⚡ TL;DR

Start sectional tests from Month 3 onward and full-length Prelims mocks 4 to 6 months before the exam; target 25 to 40 quality full-length mocks.

There is a clear phased approach recommended across coaching platforms:

Phase 1 — Sectional / Subject-Wise Tests (from Month 3 onward): As soon as you complete a subject or a major topic, start solving sectional tests on it. Do not wait until you have covered the entire syllabus. Early sectional tests identify gaps while there is still time to address them.

Phase 2 — Full-Length Prelims Mocks (4 to 6 months before exam): Begin full-length 100-question GS Paper I mocks once you have covered at least 60 to 70 percent of the static syllabus.

How many mocks: The consensus target is 25 to 40 good-quality full-length mocks, plus 10 years of PYQs solved at least twice. Quality of analysis matters more than quantity — solving a mock without detailed error analysis is half the benefit.

Mock analysis protocol: For every mock, spend at least as much time on analysis as you spent taking the test.
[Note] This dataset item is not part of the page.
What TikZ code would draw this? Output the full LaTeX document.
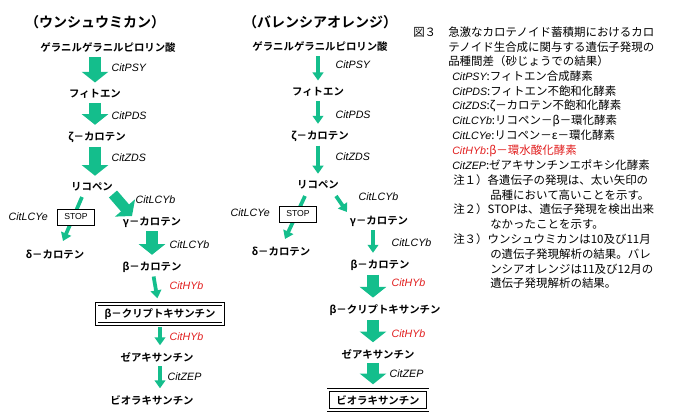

Categorise wrong answers into: conceptual gap, elimination error, silly mistake, and knowledge gap. Each category has a different fix.
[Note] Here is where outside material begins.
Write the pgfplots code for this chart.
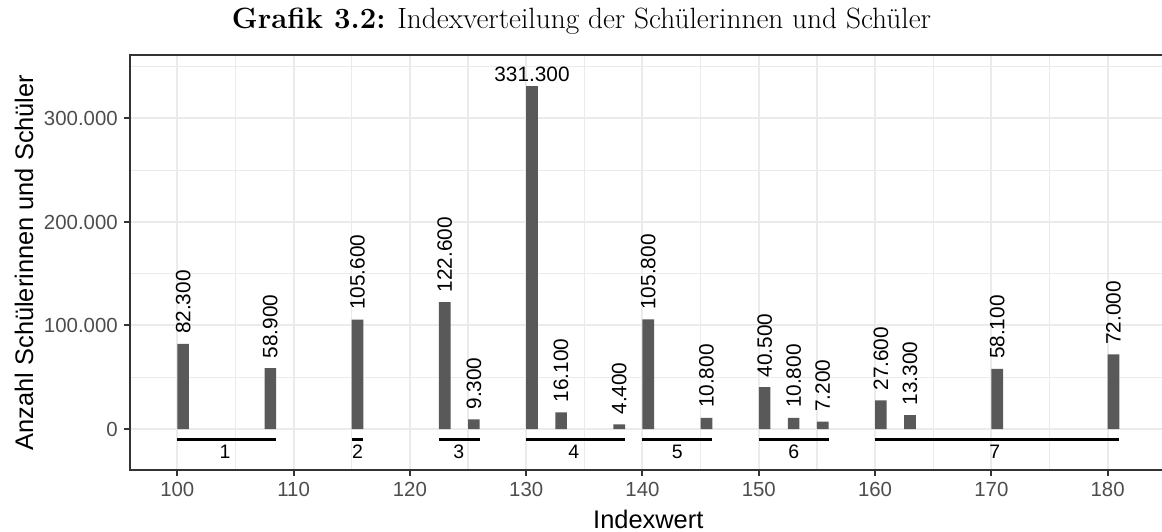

CSAT: Do not neglect Paper II (CSAT). It is qualifying (33% = 66 marks out of 200), but candidates with weak comprehension or arithmetic skills have failed Prelims despite strong GS scores. Take at least 10 to 15 full CSAT mocks.

The most common first-attempt error: starting mocks only 6 to 8 weeks before Prelims because 'preparation is not complete.' No preparation will ever feel complete — start mocks when about half the syllabus is done.